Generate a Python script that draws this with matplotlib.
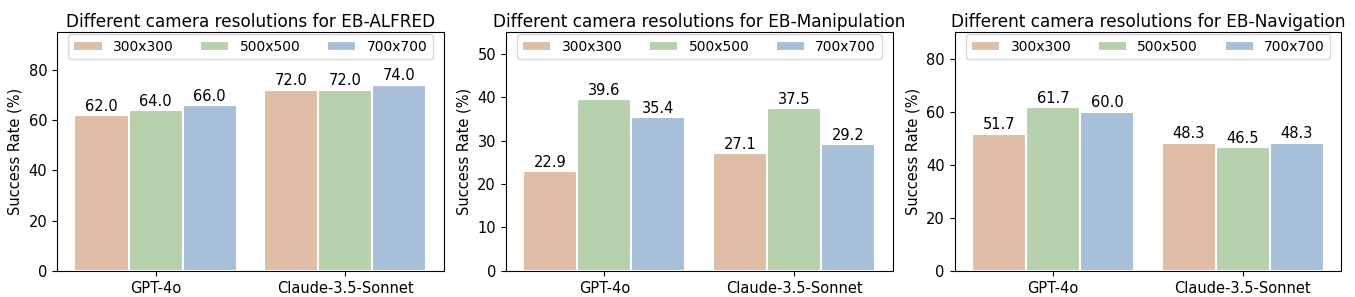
import numpy as np
import matplotlib.pyplot as plt

models = ['GPT-4o', 'Claude-3.5-Sonnet']
resolutions = ['300x300', '500x500', '700x700']
colors = ['#e0bea6', '#b7d0ae', '#a8bfda']

titles = ['Different camera resolutions for EB-ALFRED',
          'Different camera resolutions for EB-Manipulation',
          'Different camera resolutions for EB-Navigation']

# rows = resolution, cols = model
alfred = [[62.0, 72.0], [64.0, 72.0], [66.0, 74.0]]
manip = [[22.9, 27.1], [39.6, 37.5], [35.4, 29.2]]
nav = [[51.7, 48.3], [61.7, 46.5], [60.0, 48.3]]
ylims = [95, 55, 90]
yticks = [[0, 20, 40, 60, 80], [0, 10, 20, 30, 40, 50], [0, 20, 40, 60, 80]]

fig, axs = plt.subplots(1, 3, figsize=(13.55, 2.97), dpi=100)
x = np.arange(len(models))
w = 0.285

for ax, data, title, ylim, yt in zip(axs, [alfred, manip, nav], titles, ylims, yticks):
    for i, res in enumerate(resolutions):
        bars = ax.bar(x + (i - 1) * w, data[i], w, color=colors[i], label=res,
                      edgecolor='white', linewidth=1.5)
        ax.bar_label(bars, labels=['%.1f' % v for v in data[i]], fontsize=10.5, padding=1)
    ax.set_title(title, fontsize=12.2, pad=4)
    ax.set_ylabel('Success Rate (%)', fontsize=10.5)
    ax.set_xticks(x)
    ax.set_xticklabels(models, fontsize=10.5)
    ax.set_yticks(yt)
    ax.tick_params(axis='y', labelsize=10.5)
    ax.set_ylim(0, ylim)
    ax.legend(loc='upper center', ncol=3, fontsize=10, borderaxespad=0.15,
              handlelength=2.1, handleheight=0.7, handletextpad=0.75,
              columnspacing=1.9)

plt.subplots_adjust(left=0.042, right=0.990, bottom=0.088, top=0.892, wspace=0.16)
plt.savefig('out.png')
====
**Work to do**
Repeat the listing verbatim. Skip the pictures.

**Correct response**
Generate a Python script that draws this with matplotlib.
import numpy as np
import matplotlib.pyplot as plt

models = ['GPT-4o', 'Claude-3.5-Sonnet']
resolutions = ['300x300', '500x500', '700x700']
colors = ['#e0bea6', '#b7d0ae', '#a8bfda']

titles = ['Different camera resolutions for EB-ALFRED',
          'Different camera resolutions for EB-Manipulation',
          'Different camera resolutions for EB-Navigation']

# rows = resolution, cols = model
alfred = [[62.0, 72.0], [64.0, 72.0], [66.0, 74.0]]
manip = [[22.9, 27.1], [39.6, 37.5], [35.4, 29.2]]
nav = [[51.7, 48.3], [61.7, 46.5], [60.0, 48.3]]
ylims = [95, 55, 90]
yticks = [[0, 20, 40, 60, 80], [0, 10, 20, 30, 40, 50], [0, 20, 40, 60, 80]]

fig, axs = plt.subplots(1, 3, figsize=(13.55, 2.97), dpi=100)
x = np.arange(len(models))
w = 0.285

for ax, data, title, ylim, yt in zip(axs, [alfred, manip, nav], titles, ylims, yticks):
    for i, res in enumerate(resolutions):
        bars = ax.bar(x + (i - 1) * w, data[i], w, color=colors[i], label=res,
                      edgecolor='white', linewidth=1.5)
        ax.bar_label(bars, labels=['%.1f' % v for v in data[i]], fontsize=10.5, padding=1)
    ax.set_title(title, fontsize=12.2, pad=4)
    ax.set_ylabel('Success Rate (%)', fontsize=10.5)
    ax.set_xticks(x)
    ax.set_xticklabels(models, fontsize=10.5)
    ax.set_yticks(yt)
    ax.tick_params(axis='y', labelsize=10.5)
    ax.set_ylim(0, ylim)
    ax.legend(loc='upper center', ncol=3, fontsize=10, borderaxespad=0.15,
              handlelength=2.1, handleheight=0.7, handletextpad=0.75,
              columnspacing=1.9)

plt.subplots_adjust(left=0.042, right=0.990, bottom=0.088, top=0.892, wspace=0.16)
plt.savefig('out.png')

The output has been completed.